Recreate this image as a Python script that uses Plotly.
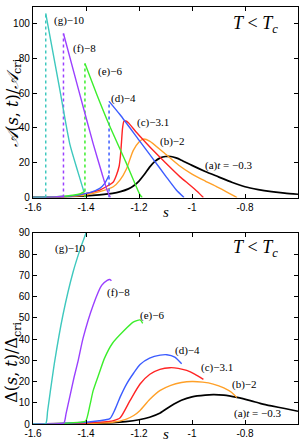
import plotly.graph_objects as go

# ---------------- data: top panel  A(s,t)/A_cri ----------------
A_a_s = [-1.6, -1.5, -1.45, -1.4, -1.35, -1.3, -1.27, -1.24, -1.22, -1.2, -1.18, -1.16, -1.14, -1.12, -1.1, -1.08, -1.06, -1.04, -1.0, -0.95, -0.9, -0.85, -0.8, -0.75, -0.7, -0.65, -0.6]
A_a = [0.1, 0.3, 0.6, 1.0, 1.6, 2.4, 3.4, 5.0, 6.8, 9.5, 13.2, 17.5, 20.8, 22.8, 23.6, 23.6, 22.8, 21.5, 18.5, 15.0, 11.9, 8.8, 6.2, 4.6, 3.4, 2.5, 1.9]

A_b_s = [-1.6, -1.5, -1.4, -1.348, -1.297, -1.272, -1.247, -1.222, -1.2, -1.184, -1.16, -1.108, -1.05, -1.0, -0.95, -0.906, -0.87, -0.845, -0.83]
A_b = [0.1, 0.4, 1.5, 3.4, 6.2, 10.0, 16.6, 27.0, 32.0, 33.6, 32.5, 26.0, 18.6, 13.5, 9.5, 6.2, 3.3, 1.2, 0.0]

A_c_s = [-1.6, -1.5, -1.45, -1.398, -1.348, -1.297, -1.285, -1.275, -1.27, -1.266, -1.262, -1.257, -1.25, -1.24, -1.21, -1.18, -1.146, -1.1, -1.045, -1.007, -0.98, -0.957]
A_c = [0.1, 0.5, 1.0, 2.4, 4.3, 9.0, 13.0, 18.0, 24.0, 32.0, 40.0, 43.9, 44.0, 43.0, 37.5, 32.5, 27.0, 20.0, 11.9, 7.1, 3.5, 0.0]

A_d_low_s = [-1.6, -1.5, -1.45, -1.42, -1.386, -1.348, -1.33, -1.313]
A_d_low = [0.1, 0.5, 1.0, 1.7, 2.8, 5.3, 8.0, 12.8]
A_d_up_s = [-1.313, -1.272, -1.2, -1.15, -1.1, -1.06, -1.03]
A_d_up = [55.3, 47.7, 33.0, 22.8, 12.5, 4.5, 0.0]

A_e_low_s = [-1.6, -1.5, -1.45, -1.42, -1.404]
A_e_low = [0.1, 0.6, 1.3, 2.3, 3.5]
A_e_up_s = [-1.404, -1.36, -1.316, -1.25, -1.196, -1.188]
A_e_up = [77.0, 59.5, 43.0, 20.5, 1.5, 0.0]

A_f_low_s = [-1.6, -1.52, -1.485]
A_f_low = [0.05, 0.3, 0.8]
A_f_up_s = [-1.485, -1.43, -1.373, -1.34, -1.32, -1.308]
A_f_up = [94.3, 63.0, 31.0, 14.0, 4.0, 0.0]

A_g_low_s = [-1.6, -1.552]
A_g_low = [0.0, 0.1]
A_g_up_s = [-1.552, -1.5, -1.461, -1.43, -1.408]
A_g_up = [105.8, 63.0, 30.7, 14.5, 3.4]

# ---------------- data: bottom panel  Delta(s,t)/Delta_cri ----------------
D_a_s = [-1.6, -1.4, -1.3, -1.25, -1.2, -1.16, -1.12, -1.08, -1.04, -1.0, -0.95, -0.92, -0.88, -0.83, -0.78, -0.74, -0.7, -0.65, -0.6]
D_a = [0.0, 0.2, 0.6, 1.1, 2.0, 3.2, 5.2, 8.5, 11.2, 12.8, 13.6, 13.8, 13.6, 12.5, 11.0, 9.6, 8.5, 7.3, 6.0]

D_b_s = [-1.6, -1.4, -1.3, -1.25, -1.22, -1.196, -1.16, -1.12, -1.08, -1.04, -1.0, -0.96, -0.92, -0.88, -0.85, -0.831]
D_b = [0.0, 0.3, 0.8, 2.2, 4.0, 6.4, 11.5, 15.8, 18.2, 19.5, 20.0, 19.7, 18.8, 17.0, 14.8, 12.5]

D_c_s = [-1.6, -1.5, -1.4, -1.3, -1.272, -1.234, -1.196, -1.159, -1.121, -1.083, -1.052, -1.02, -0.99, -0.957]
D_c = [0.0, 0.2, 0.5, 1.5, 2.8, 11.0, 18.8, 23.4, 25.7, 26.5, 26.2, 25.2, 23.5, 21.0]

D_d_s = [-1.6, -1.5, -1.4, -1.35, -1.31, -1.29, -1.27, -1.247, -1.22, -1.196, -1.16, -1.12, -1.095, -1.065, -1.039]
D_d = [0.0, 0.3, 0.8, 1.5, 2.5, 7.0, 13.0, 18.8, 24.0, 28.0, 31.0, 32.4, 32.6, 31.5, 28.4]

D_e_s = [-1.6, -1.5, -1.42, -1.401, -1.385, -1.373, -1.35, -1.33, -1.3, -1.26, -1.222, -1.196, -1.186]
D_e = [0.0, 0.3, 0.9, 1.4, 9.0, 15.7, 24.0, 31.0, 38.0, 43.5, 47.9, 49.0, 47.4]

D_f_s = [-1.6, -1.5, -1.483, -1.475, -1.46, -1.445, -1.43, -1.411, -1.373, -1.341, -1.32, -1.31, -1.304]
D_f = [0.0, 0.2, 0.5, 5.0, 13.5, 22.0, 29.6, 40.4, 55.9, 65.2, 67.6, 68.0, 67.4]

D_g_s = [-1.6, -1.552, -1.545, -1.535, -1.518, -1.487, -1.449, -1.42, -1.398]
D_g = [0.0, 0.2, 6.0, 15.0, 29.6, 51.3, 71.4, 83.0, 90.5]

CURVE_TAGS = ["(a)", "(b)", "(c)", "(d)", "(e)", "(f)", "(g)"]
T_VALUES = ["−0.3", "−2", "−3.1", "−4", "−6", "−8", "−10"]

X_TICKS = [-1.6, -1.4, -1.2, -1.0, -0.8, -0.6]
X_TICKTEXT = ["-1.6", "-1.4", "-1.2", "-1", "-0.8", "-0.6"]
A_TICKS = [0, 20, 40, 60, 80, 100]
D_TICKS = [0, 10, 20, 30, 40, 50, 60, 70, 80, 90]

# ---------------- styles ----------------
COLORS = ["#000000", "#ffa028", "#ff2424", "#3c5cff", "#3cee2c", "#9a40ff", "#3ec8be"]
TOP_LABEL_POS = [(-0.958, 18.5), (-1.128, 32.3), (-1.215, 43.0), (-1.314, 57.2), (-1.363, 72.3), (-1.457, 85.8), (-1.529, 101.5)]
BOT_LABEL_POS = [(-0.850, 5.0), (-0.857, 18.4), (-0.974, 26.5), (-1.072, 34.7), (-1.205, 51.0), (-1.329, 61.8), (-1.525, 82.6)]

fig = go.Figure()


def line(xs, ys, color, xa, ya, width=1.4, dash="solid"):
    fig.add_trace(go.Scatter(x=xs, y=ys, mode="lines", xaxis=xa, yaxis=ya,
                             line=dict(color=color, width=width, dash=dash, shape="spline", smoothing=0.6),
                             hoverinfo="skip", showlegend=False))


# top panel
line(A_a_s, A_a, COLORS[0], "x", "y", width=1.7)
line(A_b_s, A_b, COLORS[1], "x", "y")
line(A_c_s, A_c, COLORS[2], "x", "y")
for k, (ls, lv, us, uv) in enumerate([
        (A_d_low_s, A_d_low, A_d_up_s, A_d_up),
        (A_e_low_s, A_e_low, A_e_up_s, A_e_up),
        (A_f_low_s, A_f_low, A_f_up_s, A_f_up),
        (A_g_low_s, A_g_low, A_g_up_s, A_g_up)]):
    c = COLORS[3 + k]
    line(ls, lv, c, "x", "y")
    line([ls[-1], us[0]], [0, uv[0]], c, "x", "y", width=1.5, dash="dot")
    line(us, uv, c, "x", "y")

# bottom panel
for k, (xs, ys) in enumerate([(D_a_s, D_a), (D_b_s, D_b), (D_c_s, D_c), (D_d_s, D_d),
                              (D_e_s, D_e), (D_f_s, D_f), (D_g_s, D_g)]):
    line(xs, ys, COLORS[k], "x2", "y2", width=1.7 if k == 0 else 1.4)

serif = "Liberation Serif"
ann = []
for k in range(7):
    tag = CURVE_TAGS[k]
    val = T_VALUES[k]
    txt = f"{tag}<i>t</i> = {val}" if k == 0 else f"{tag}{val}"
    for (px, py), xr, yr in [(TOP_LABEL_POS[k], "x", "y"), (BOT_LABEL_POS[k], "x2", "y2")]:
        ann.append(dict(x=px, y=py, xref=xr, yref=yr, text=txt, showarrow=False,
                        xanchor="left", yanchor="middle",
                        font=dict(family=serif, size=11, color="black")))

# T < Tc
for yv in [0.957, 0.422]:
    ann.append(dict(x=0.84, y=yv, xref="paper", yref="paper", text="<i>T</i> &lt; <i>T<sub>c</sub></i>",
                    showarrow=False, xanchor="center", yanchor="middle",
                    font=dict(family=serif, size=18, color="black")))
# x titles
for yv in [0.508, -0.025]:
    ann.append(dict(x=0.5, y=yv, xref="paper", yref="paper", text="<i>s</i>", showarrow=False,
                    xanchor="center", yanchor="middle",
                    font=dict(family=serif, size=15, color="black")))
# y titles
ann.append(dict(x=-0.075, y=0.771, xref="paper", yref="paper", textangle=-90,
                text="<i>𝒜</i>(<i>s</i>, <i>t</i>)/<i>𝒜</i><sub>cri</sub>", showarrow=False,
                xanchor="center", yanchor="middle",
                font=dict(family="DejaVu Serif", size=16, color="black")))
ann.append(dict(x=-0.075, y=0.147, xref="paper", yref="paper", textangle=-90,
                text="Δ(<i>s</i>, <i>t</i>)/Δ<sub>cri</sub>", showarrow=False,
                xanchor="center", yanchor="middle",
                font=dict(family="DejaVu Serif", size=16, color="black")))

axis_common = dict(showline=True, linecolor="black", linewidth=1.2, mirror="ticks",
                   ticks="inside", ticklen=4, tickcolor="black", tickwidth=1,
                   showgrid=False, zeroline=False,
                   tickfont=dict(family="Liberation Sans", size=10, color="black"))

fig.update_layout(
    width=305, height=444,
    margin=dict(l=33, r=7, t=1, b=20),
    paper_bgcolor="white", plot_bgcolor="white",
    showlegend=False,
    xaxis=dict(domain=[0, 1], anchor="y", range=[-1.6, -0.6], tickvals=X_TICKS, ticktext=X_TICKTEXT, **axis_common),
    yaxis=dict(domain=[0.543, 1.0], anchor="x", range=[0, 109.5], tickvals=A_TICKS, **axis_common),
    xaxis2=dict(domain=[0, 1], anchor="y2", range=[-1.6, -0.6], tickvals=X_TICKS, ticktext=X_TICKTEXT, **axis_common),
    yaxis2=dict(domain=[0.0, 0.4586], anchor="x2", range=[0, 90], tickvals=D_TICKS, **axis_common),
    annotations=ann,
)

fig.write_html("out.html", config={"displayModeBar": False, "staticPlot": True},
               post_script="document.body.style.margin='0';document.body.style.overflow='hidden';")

* * *

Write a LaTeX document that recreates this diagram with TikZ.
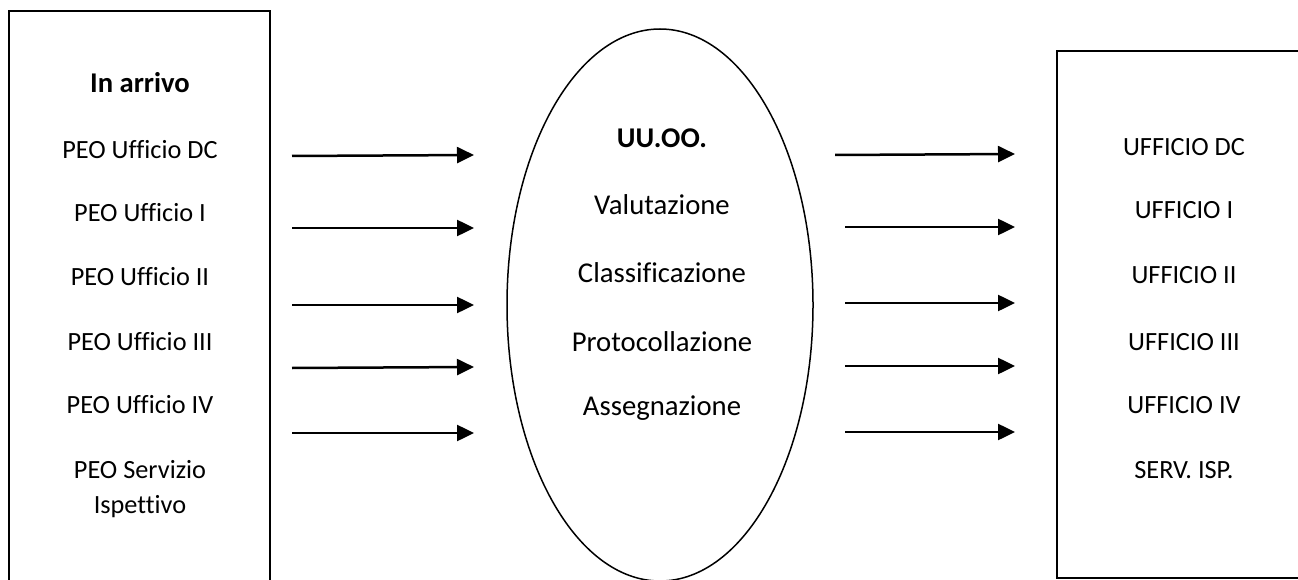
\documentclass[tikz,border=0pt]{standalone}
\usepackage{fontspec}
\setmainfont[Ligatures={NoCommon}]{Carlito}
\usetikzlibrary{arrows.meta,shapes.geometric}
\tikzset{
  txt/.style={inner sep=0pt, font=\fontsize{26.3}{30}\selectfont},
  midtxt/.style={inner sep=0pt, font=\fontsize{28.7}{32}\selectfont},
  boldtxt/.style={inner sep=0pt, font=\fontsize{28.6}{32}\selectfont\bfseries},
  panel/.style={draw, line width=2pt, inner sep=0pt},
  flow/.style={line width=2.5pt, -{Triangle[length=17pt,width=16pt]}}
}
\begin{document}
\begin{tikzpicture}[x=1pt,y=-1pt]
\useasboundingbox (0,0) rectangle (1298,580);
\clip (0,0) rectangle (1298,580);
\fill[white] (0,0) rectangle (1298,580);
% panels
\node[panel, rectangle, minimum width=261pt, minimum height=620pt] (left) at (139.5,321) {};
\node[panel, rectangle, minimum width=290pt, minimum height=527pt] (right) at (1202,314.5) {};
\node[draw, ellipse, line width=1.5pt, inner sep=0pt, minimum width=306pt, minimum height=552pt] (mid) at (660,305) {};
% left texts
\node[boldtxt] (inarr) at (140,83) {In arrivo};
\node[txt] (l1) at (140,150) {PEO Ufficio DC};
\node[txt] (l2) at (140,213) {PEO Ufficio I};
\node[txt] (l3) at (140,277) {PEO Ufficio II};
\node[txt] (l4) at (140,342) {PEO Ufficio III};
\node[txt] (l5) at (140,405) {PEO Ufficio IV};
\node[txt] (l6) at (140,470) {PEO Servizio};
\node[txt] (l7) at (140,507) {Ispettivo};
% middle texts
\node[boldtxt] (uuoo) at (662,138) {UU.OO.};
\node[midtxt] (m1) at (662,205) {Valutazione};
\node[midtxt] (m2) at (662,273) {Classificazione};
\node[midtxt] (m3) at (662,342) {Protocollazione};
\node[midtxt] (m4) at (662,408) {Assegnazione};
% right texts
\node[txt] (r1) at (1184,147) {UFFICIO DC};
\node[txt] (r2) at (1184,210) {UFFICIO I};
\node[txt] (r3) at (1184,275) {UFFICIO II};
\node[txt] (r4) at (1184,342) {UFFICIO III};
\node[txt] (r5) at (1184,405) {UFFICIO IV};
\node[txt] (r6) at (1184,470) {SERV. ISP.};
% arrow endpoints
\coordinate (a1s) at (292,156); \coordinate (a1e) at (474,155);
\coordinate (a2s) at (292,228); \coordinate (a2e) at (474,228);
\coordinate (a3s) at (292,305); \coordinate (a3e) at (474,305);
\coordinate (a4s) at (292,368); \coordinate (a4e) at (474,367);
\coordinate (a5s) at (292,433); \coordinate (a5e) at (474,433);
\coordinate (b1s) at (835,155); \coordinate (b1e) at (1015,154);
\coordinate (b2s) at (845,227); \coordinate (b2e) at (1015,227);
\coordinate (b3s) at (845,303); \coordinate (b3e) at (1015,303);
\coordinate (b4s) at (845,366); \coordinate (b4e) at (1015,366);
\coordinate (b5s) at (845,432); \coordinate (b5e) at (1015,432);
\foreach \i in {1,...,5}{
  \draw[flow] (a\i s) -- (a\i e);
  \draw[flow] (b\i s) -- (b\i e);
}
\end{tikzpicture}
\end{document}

---

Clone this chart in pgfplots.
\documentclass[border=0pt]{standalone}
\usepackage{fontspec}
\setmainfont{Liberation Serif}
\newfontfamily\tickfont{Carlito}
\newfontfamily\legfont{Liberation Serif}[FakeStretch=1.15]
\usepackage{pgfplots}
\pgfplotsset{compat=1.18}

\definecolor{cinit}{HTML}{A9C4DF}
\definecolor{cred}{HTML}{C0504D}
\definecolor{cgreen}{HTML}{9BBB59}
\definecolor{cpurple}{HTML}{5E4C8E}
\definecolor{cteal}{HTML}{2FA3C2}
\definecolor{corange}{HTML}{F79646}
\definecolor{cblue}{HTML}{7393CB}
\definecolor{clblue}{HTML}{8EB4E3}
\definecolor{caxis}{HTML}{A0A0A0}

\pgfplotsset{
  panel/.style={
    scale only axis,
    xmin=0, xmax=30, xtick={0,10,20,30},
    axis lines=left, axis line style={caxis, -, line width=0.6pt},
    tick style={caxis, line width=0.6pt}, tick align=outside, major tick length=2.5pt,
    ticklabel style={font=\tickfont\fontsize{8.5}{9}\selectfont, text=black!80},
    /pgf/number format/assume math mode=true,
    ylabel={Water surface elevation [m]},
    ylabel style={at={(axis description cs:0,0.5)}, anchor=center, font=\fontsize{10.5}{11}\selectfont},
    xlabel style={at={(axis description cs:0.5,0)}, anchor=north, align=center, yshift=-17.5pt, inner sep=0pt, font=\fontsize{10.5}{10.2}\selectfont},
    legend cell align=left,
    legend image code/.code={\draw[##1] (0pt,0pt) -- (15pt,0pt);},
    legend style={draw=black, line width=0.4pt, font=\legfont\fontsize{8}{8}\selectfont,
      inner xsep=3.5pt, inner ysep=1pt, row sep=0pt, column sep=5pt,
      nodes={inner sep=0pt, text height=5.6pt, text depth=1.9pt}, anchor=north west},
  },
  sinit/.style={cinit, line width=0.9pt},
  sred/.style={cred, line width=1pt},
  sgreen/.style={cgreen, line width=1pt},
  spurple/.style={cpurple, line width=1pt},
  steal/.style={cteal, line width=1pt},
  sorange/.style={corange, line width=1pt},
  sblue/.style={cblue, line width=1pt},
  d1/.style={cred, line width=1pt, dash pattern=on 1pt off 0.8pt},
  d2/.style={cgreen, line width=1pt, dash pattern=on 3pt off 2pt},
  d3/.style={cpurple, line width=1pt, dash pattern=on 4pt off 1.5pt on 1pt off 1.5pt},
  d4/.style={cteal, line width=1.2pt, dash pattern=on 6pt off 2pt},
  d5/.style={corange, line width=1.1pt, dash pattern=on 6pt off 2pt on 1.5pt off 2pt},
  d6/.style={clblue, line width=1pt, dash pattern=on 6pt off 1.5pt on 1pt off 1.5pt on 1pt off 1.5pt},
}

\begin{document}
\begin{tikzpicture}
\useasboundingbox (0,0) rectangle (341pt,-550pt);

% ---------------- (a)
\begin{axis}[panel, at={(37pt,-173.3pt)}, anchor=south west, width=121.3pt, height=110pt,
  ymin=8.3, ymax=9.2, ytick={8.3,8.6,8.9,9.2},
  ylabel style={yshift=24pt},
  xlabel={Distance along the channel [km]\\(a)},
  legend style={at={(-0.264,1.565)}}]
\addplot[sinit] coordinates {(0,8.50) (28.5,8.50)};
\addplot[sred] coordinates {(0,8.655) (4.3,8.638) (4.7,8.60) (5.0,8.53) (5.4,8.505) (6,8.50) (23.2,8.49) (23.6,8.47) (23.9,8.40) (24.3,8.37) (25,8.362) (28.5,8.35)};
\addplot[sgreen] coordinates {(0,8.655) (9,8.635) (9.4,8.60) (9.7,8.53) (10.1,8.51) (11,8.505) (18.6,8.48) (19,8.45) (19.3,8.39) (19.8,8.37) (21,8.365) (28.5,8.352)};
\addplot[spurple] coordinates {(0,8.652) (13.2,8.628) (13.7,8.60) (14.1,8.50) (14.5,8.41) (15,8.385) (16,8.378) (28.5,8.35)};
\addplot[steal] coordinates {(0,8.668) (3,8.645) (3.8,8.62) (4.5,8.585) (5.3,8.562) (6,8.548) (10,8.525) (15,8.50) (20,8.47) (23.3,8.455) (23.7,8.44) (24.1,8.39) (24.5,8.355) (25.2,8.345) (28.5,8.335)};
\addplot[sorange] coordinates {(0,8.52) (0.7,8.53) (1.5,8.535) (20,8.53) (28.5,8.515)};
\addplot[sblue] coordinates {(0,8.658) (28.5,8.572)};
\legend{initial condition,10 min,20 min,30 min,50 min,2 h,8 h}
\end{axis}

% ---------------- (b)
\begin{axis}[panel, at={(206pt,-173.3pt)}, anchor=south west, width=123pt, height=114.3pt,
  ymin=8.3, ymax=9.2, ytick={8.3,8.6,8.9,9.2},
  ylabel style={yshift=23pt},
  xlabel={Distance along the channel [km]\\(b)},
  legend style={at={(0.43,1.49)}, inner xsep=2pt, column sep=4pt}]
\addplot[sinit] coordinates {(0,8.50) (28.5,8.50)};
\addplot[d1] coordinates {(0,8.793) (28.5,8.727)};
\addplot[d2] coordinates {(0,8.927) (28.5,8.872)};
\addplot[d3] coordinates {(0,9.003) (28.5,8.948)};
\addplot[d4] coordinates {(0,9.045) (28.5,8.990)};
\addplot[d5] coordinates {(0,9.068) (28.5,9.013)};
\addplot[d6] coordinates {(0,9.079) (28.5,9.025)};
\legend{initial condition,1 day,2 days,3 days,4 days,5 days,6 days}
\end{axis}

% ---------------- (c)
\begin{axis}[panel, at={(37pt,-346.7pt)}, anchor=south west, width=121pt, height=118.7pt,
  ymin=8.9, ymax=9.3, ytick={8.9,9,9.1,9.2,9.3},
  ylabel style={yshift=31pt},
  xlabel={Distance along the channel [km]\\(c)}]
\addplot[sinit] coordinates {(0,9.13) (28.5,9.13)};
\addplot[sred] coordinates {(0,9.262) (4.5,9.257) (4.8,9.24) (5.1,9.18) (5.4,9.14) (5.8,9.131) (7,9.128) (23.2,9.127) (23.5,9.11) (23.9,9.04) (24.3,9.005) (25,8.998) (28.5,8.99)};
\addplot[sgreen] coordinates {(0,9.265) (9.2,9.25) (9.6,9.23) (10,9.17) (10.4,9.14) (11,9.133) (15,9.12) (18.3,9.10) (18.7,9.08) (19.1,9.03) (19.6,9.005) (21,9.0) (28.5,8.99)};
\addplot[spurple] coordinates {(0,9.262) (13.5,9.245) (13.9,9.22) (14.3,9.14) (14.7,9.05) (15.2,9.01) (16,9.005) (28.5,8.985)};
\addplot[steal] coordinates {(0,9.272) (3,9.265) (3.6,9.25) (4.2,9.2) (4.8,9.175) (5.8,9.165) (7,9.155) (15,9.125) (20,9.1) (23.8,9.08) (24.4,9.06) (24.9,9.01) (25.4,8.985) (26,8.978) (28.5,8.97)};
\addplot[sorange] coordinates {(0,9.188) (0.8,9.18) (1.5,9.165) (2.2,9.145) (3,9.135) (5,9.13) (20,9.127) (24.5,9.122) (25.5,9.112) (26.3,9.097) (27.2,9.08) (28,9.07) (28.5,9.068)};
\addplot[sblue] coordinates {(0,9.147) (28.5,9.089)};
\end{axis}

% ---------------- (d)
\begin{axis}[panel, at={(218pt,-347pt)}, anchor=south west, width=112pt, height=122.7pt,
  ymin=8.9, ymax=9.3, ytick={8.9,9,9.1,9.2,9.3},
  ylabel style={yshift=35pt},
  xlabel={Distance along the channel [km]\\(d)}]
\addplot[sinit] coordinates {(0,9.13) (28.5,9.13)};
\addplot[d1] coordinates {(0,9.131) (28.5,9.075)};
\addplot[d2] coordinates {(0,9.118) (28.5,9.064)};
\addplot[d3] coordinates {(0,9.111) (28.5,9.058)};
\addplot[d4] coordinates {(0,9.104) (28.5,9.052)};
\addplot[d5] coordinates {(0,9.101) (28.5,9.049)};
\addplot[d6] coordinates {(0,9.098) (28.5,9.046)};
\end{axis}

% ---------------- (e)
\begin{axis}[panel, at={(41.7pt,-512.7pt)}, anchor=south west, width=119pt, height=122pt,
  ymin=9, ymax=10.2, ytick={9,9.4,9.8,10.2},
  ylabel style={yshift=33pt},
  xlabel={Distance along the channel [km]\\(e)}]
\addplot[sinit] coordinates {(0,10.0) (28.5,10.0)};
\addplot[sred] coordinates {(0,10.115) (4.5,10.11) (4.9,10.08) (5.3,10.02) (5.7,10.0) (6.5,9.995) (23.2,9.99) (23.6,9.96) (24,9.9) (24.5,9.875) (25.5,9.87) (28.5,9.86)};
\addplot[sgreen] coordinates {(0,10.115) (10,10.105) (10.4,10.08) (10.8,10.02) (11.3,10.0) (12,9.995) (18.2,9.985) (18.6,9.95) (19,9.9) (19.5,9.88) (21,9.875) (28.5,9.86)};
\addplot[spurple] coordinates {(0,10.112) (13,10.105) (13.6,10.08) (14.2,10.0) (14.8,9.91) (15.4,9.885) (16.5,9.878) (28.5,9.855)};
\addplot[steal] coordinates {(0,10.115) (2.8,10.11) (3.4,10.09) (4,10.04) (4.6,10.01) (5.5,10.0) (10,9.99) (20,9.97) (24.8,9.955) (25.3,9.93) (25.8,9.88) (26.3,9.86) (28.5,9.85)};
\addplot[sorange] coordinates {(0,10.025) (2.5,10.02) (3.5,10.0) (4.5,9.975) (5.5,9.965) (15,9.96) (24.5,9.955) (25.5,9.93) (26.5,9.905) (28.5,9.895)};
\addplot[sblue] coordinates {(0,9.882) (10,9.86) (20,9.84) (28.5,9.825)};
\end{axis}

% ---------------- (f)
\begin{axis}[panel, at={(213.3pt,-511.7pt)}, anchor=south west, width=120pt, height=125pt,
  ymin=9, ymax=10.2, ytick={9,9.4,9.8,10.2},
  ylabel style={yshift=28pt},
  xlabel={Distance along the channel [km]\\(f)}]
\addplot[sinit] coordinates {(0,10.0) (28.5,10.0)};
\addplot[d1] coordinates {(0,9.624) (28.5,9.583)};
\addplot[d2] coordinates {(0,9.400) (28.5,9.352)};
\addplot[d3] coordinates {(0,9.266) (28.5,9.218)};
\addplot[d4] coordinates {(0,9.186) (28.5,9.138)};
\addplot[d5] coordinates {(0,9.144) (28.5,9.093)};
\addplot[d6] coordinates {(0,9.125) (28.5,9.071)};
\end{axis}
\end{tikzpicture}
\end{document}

**The exercise:**
Repeat exactly, and only, the lines between the line holding "Recreate this image" and the line holding "3.3, 1.2, 0.0]", inclusive, leaving pictures out.

**Complete answer:**
Recreate this image as a Python script that uses Plotly.
import plotly.graph_objects as go

# ---------------- data: top panel  A(s,t)/A_cri ----------------
A_a_s = [-1.6, -1.5, -1.45, -1.4, -1.35, -1.3, -1.27, -1.24, -1.22, -1.2, -1.18, -1.16, -1.14, -1.12, -1.1, -1.08, -1.06, -1.04, -1.0, -0.95, -0.9, -0.85, -0.8, -0.75, -0.7, -0.65, -0.6]
A_a = [0.1, 0.3, 0.6, 1.0, 1.6, 2.4, 3.4, 5.0, 6.8, 9.5, 13.2, 17.5, 20.8, 22.8, 23.6, 23.6, 22.8, 21.5, 18.5, 15.0, 11.9, 8.8, 6.2, 4.6, 3.4, 2.5, 1.9]

A_b_s = [-1.6, -1.5, -1.4, -1.348, -1.297, -1.272, -1.247, -1.222, -1.2, -1.184, -1.16, -1.108, -1.05, -1.0, -0.95, -0.906, -0.87, -0.845, -0.83]
A_b = [0.1, 0.4, 1.5, 3.4, 6.2, 10.0, 16.6, 27.0, 32.0, 33.6, 32.5, 26.0, 18.6, 13.5, 9.5, 6.2, 3.3, 1.2, 0.0]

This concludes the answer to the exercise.